- **Brief**: Copy each line below in which the word "React" occurs.

- **Provided data**:
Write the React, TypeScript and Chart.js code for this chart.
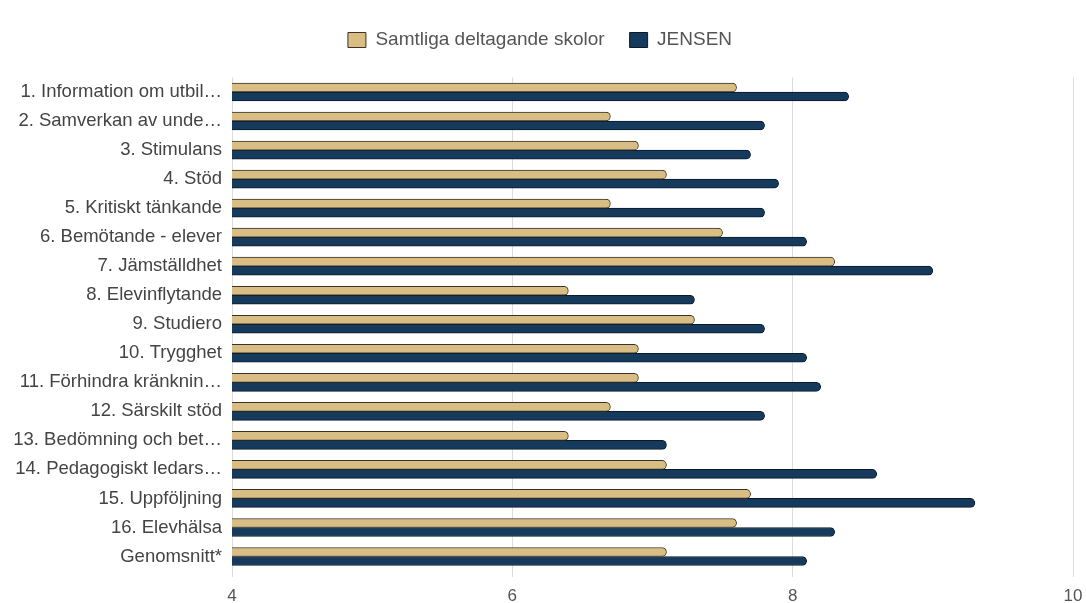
import React, { useEffect, useRef } from "react";
import { Chart, registerables } from "chart.js";

Chart.register(...registerables);

const categories = [
  "1. Information om utbil…",
  "2. Samverkan av unde…",
  "3. Stimulans",
  "4. Stöd",
  "5. Kritiskt tänkande",
  "6. Bemötande - elever",
  "7. Jämställdhet",
  "8. Elevinflytande",
  "9. Studiero",
  "10. Trygghet",
  "11. Förhindra kränknin…",
  "12. Särskilt stöd",
  "13. Bedömning och bet…",
  "14. Pedagogiskt ledars…",
  "15. Uppföljning",
  "16. Elevhälsa",
  "Genomsnitt*",
];

const seriesNames = ["Samtliga deltagande skolor", "JENSEN"];

const samtliga = [7.6, 6.7, 6.9, 7.1, 6.7, 7.5, 8.3, 6.4, 7.3, 6.9, 6.9, 6.7, 6.4, 7.1, 7.7, 7.6, 7.1];
const jensen = [8.4, 7.8, 7.7, 7.9, 7.8, 8.1, 9.0, 7.3, 7.8, 8.1, 8.2, 7.8, 7.1, 8.6, 9.3, 8.3, 8.1];

const xMin = 4;
const xMax = 10;
const xStep = 2;

const FONT = "'Liberation Sans', Arial, Helvetica, sans-serif";

export default function App() {
  const ref = useRef<HTMLCanvasElement | null>(null);

  useEffect(() => {
    if (!ref.current) return;
    const chart = new Chart(ref.current, {
      type: "bar",
      data: {
        labels: categories,
        datasets: [
          {
            label: seriesNames[0],
            data: samtliga,
            backgroundColor: "#d8bd85",
            borderColor: "#3a3324",
            borderWidth: 1,
            borderRadius: 5,
            barThickness: 9,
          },
          {
            label: seriesNames[1],
            data: jensen,
            backgroundColor: "#163a5c",
            borderColor: "#0b1a2a",
            borderWidth: 1,
            borderRadius: 5,
            barThickness: 9,
          },
        ],
      },
      options: {
        indexAxis: "y",
        animation: false,
        responsive: true,
        maintainAspectRatio: false,
        layout: { padding: { top: 5.5, right: 6, bottom: 0, left: 0 } },
        plugins: {
          tooltip: { enabled: false },
          legend: {
            display: true,
            position: "top",
            labels: {
              boxWidth: 18,
              boxHeight: 15,
              padding: 25,
              color: "#555",
              font: { family: FONT, size: 19 },
            },
          },
        },
        scales: {
          x: {
            type: "linear",
            position: "bottom",
            min: xMin,
            max: xMax,
            ticks: {
              stepSize: xStep,
              padding: 9,
              color: "#555",
              font: { family: FONT, size: 17 },
            },
            grid: { color: "#dcdcdc", drawTicks: true, tickLength: 6, lineWidth: 1 },
            border: { display: false },
            afterFit: (s: any) => {
              s.height = 32;
              s.paddingRight = 13;
            },
          },
          x2: {
            type: "linear",
            position: "top",
            min: xMin,
            max: xMax,
            ticks: { display: false },
            grid: { display: false, drawTicks: false },
            border: { display: false },
            afterFit: (s: any) => {
              s.height = 18;
            },
          },
          y: {
            ticks: {
              padding: 10,
              color: "#444",
              font: { family: FONT, size: 18.5 },
              autoSkip: false,
            },
            grid: { display: false, drawTicks: false },
            border: { display: false },
            afterFit: (s: any) => {
              s.width = 232;
            },
          },
        },
      },
    });
    return () => chart.destroy();
  }, []);

  return (
    <div style={{ position: "absolute", left: 0, top: 0, width: 1086, height: 603, background: "#fff" }}>
      <canvas ref={ref} />
    </div>
  );
}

- **Output below**:
Write the React, TypeScript and Chart.js code for this chart.
import React, { useEffect, useRef } from "react";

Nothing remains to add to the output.